** begin **
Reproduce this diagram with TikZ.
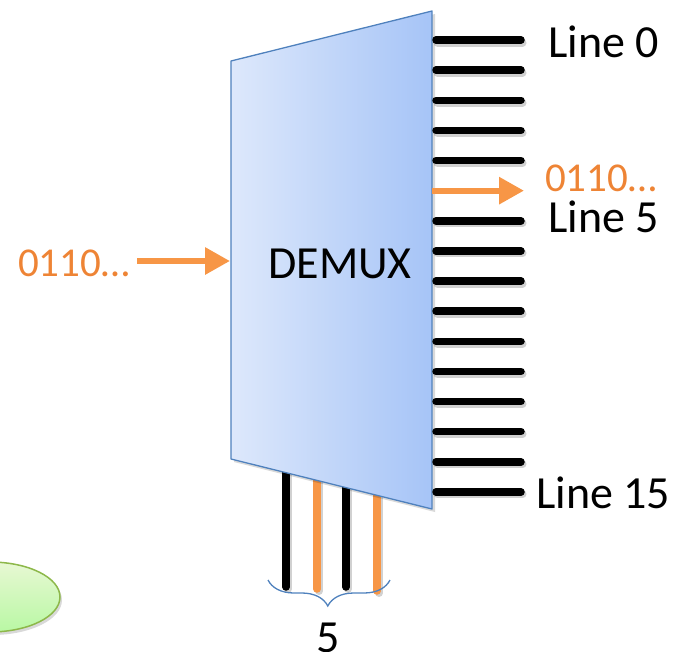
\documentclass[tikz,border=0pt]{standalone}
\usepackage{fontspec}
\setmainfont{Carlito}
\usetikzlibrary{arrows.meta,decorations.pathreplacing,shadows,shapes.geometric}
\definecolor{myorange}{HTML}{F79646}
\definecolor{txtorange}{HTML}{EE8435}
\definecolor{myblue}{HTML}{4F81BD}
\definecolor{boxleft}{HTML}{DDE8FB}
\definecolor{boxright}{HTML}{A6C4F7}
\definecolor{greenfill}{HTML}{DDF5C0}
\definecolor{greenline}{HTML}{8DB84A}
\tikzset{
  orangeline/.style={line width=7.5pt, line cap=round, myorange},
  oarrow/.style={line width=6pt, myorange, -{Triangle[length=25pt,width=26pt]}},
  lbl/.style={font=\fontsize{46}{50}\selectfont, inner sep=0pt, anchor=base west},
  olbl/.style={font=\fontsize{41}{45}\selectfont, inner sep=0pt, text=txtorange},
  blackline/.style={line width=7.5pt, line cap=round, black},
  shadowline/.style={line width=8pt, line cap=round, black, opacity=0.18},
}
\begin{document}
\begin{tikzpicture}[x=1pt,y=-1pt]
\useasboundingbox (0,0) rectangle (685,651);
% green ellipse
\fill[black, opacity=0.15] (-8,600) ellipse [x radius=70pt, y radius=35pt];
\node[ellipse, draw=greenline, line width=1.5pt, top color=greenfill!70!white, bottom color=greenfill!80!green!90,
      minimum width=140pt, minimum height=70pt, inner sep=0pt] (ell) at (-10,597) {};
% bottom select lines
\coordinate (s1t) at (286,472); \coordinate (s1b) at (286,587);
\coordinate (s2t) at (317,480); \coordinate (s2b) at (317,589);
\coordinate (s3t) at (346,487); \coordinate (s3b) at (346,587);
\coordinate (s4t) at (377,495); \coordinate (s4b) at (377,591);
\foreach \a/\b in {s1t/s1b,s2t/s2b,s3t/s3b,s4t/s4b}{
  \draw[shadowline, transform canvas={shift={(2pt,-2pt)}}] (\a) -- (\b);
}
\draw[blackline] (s1t) -- (s1b);
\draw[orangeline] (s2t) -- (s2b);
\draw[blackline] (s3t) -- (s3b);
\draw[orangeline] (s4t) -- (s4b);
% trapezoid
\coordinate (tl) at (231,61);
\coordinate (tr) at (432,11);
\coordinate (br) at (432,509);
\coordinate (bl) at (231,459);
\fill[black, opacity=0.15, transform canvas={shift={(3pt,-3pt)}}] (tl) -- (tr) -- (br) -- (bl) -- cycle;
\shade[left color=boxleft, right color=boxright] (tl) -- (tr) -- (br) -- (bl) -- cycle;
\draw[myblue, line width=1.3pt, line join=round] (tl) -- (tr) -- (br) -- (bl) -- cycle;
\node[font=\fontsize{46}{50}\selectfont, inner sep=0pt, anchor=base] (demux) at (340,278) {DEMUX};
% output lines
\foreach \i in {0,...,15}{
  \coordinate (o\i) at (436,{40+30.13*\i});
  \coordinate (e\i) at (521,{40+30.13*\i});
}
\foreach \i in {0,1,2,3,4,6,7,8,9,10,11,12,13,14,15}{
  \draw[shadowline, transform canvas={shift={(1.5pt,-2.5pt)}}] (o\i) -- (e\i);
  \draw[blackline] (o\i) -- (e\i);
}
\coordinate (a5s) at (432,{40+30.13*5});
\coordinate (a5e) at (524,{40+30.13*5});
\draw[oarrow] (a5s) -- (a5e);
% labels
\node[lbl] (l0) at (548,57) {Line 0};
\node[olbl, anchor=base west] (o5) at (545,191) {0110…};
\node[lbl] (l5) at (548,232) {Line 5};
\node[lbl] (l15) at (536,508) {Line 15};
% input
\node[olbl, anchor=base west] (in) at (18,276) {0110…};
\coordinate (inend) at (230,261);
\coordinate (instart) at (137,261);
\draw[oarrow] (instart) -- (inend);
% brace
\coordinate (b1) at (268,580);
\coordinate (b2) at (390,580);
\draw[myblue, line width=1.3pt, decorate, decoration={brace, amplitude=26pt, mirror, aspect=0.49}] (b1) -- (b2);
\node[font=\fontsize{46}{50}\selectfont, inner sep=0pt, anchor=base] (five) at (328,652) {5};
\end{tikzpicture}
\end{document}
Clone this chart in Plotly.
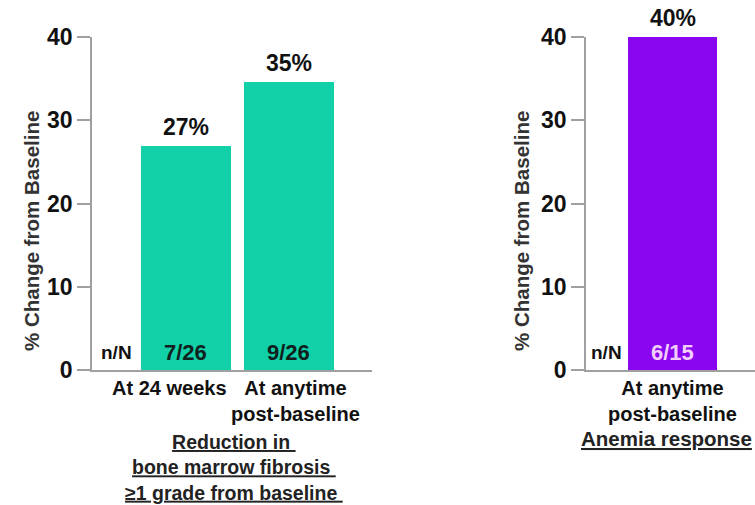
import plotly.graph_objects as go

# ---- data ----
left_categories = ["At 24 weeks", "At anytime<br>post-baseline"]
left_values = [26.9, 34.6]
left_pct_labels = ["27%", "35%"]
left_nN = ["7/26", "9/26"]

right_categories = ["At anytime<br>post-baseline"]
right_values = [40.0]
right_pct_labels = ["40%"]
right_nN = ["6/15"]

y_ticks = [0, 10, 20, 30, 40]
left_title = "Reduction in\u00a0<br>bone marrow fibrosis\u00a0<br>≥1 grade from baseline\u00a0"
right_title = "Anemia response"
y_title = "% Change from Baseline"

TEAL = "#12d0a8"
PURPLE = "#8a05f0"
FONT = "Liberation Sans, Arial, sans-serif"
AXC = "#a0a0a0"

W, H = 755, 505
BAR_W_L = 0.874
BAR_W_R = 0.864

fig = go.Figure()
lx = list(range(len(left_categories)))
rx = list(range(len(right_categories)))

fig.add_trace(go.Bar(x=lx, y=left_values, width=BAR_W_L, marker_color=TEAL,
                     marker_line_width=0, xaxis="x", yaxis="y", showlegend=False,
                     hoverinfo="skip"))
fig.add_trace(go.Bar(x=rx, y=right_values, width=BAR_W_R, marker_color=PURPLE,
                     marker_line_width=0, xaxis="x2", yaxis="y2", showlegend=False,
                     hoverinfo="skip"))

ydom = [1 - 370 / H, 1 - 37 / H]
yax = dict(range=[0, 40], tickvals=y_ticks, showline=True, linecolor=AXC, linewidth=1.5,
           ticks="outside", ticklen=13, tickcolor=AXC, tickwidth=1.5,
           tickfont=dict(family=FONT, size=23, color="#111", weight="bold"), showgrid=False,
           zeroline=False, domain=ydom, fixedrange=True)
xax_common = dict(showline=True, linecolor=AXC, linewidth=1.5, showticklabels=False,
                  ticks="", showgrid=False, zeroline=False, fixedrange=True)

fig.update_layout(
    width=W, height=H, margin=dict(l=0, r=0, t=0, b=0, autoexpand=False),
    paper_bgcolor="white", plot_bgcolor="white",
    xaxis=dict(domain=[92 / W, 372 / W], range=[-0.9126, 1.806], anchor="y", **xax_common),
    yaxis=dict(anchor="x", **yax),
    xaxis2=dict(domain=[586 / W, 1.0], range=[-0.84, 0.801], anchor="y2", **xax_common),
    yaxis2=dict(anchor="x2", **yax),
)

ann = []
def add_panel(xref, yref, cats, vals, pcts, nns, bw, nN_shift, cat_shifts, pct_color, nn_color):
    for i, (c, v, p, n) in enumerate(zip(cats, vals, pcts, nns)):
        ann.append(dict(x=i, y=v, xref=xref, yref=yref, text=f"<b>{p}</b>", showarrow=False,
                        yanchor="bottom", yshift=4,
                        font=dict(family=FONT, size=23, color=pct_color)))
        ann.append(dict(x=i, y=0, xref=xref, yref=yref, text=f"<b>{n}</b>", showarrow=False,
                        yanchor="middle", yshift=18,
                        font=dict(family=FONT, size=22, color=nn_color)))
        ann.append(dict(x=i, y=0, xref=xref, yref=yref, text=f"<b>{c}</b>", showarrow=False,
                        yanchor="top", yshift=-5, xshift=cat_shifts[i],
                        font=dict(family=FONT, size=20, color="#111")))
    ann.append(dict(x=-bw / 2, y=0, xref=xref, yref=yref, text="<b>n/N</b>", showarrow=False,
                    xanchor="right", yanchor="middle", yshift=18, xshift=nN_shift,
                    font=dict(family=FONT, size=19, color="#111")))

add_panel("x", "y", left_categories, left_values, left_pct_labels, left_nN, BAR_W_L, -7,
          [-16, 7], "#111", "#10201c")
add_panel("x2", "y2", right_categories, right_values, right_pct_labels, right_nN, BAR_W_R, -4,
          [0], "#111", "#f3cdfc")

# y-axis titles
for xp in [32, 522]:
    ann.append(dict(x=xp / W, y=1 - 231 / H, xref="paper", yref="paper", text=f"<b>{y_title}</b>",
                    textangle=-90, showarrow=False, xanchor="center", yanchor="middle",
                    font=dict(family=FONT, size=20.5, color="#333")))

# group titles
ann.append(dict(x=234 / W, y=1 - 429 / H, xref="paper", yref="paper",
                text=f"<b><u>{left_title}</u></b>".replace("<br>", "</u><br><u>"),
                showarrow=False, xanchor="center", yanchor="top",
                font=dict(family=FONT, size=19.5, color="#222")))
ann.append(dict(x=666 / W, y=1 - 438 / H, xref="paper", yref="paper",
                text=f"<b><u>{right_title}</u></b>", showarrow=False,
                xanchor="center", yanchor="middle",
                font=dict(family=FONT, size=20.5, color="#222")))

fig.update_layout(annotations=ann)
fig.write_html("out.html")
** end **
--- PROBLEM TO WORK ON ---
Within the listing above, work out how many lines contain the string "this", and reply with that number only.

--- THE REPLY ---
2